For many years I worked in a variety of offices and in them experienced how the emotional upheaval of one person could sweep through and completely alter the mood and actions of anyone not able to attain emotional equanimity. From those experiences arose this observation:

A “mood tsunami” thundered through the office.

It birthed negativity and unleashed it on the uninvolved. An unsuspecting co-worker pondering their own problematic personal events got swept up in the moods of others. Engulfed by it their faint agitation transformed into crippling anxiety.

The mood tsunami rolled on and forced its way through a closed door inundating another unprepared victim. A day that began sunny turned cloudy.
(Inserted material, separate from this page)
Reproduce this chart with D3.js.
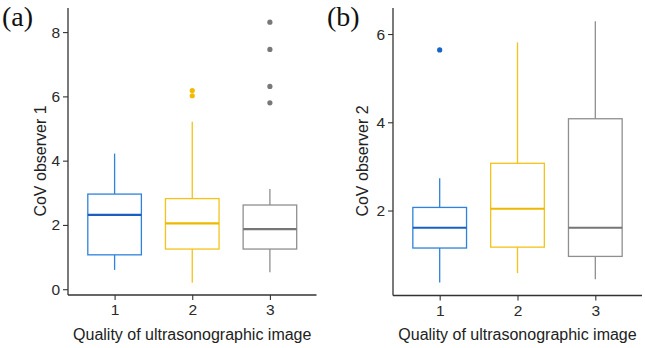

The tsumani’s strength trebled and it widened its influence.

Washing into the open sales floor it quickly spread losing none of its power. The insidious wave transformed minor disagreements between friendly coworkers to raised voices and name baiting. Sensing the abrupt change in the emotional climate one person stretched their tentacles of unhappiness, snaring the inexperienced. Their unhappiness could become the unhappiness of others.

Drowning in the rising negativity the inexperienced hurriedly cast hooks into perceived wrongs.

A few employees reached islands of peace where they watched the swirling turmoil in mental safety. Anchored by compassion and wisdom they resisted being swept up by the “mood tsunami”.

Emotions are not hard-wired into us. We develop the triggers for our emotions. Once those triggers are recognized then it becomes easier to disable those triggers in our bodymind. Emotions are one of the causes of human self-imposed suffering. Sadness held for too long, joy that is missed once it falls away, romantic love that ends, and the elation that comes with a new car (until it develops wear and tear) are examples of that type of discontent and anguish. To alleviate emotional impact takes developing an emotional equanimity, a calm and balanced view of every moment-to-moment experience. Whatever the emotion it will not last, it will fall away, unless we grasp onto it, become attached to it for whatever reason we use to justify its existence.


One thought on “Emotional Equanimity

  1. It can happen often we can’t recognize our emotions. So it’s important to do an effort to give a name to our emotion. I use to say “recognize your enemy”, that means if we learn to identify our emotions, we can transform them from enemies to our best friends!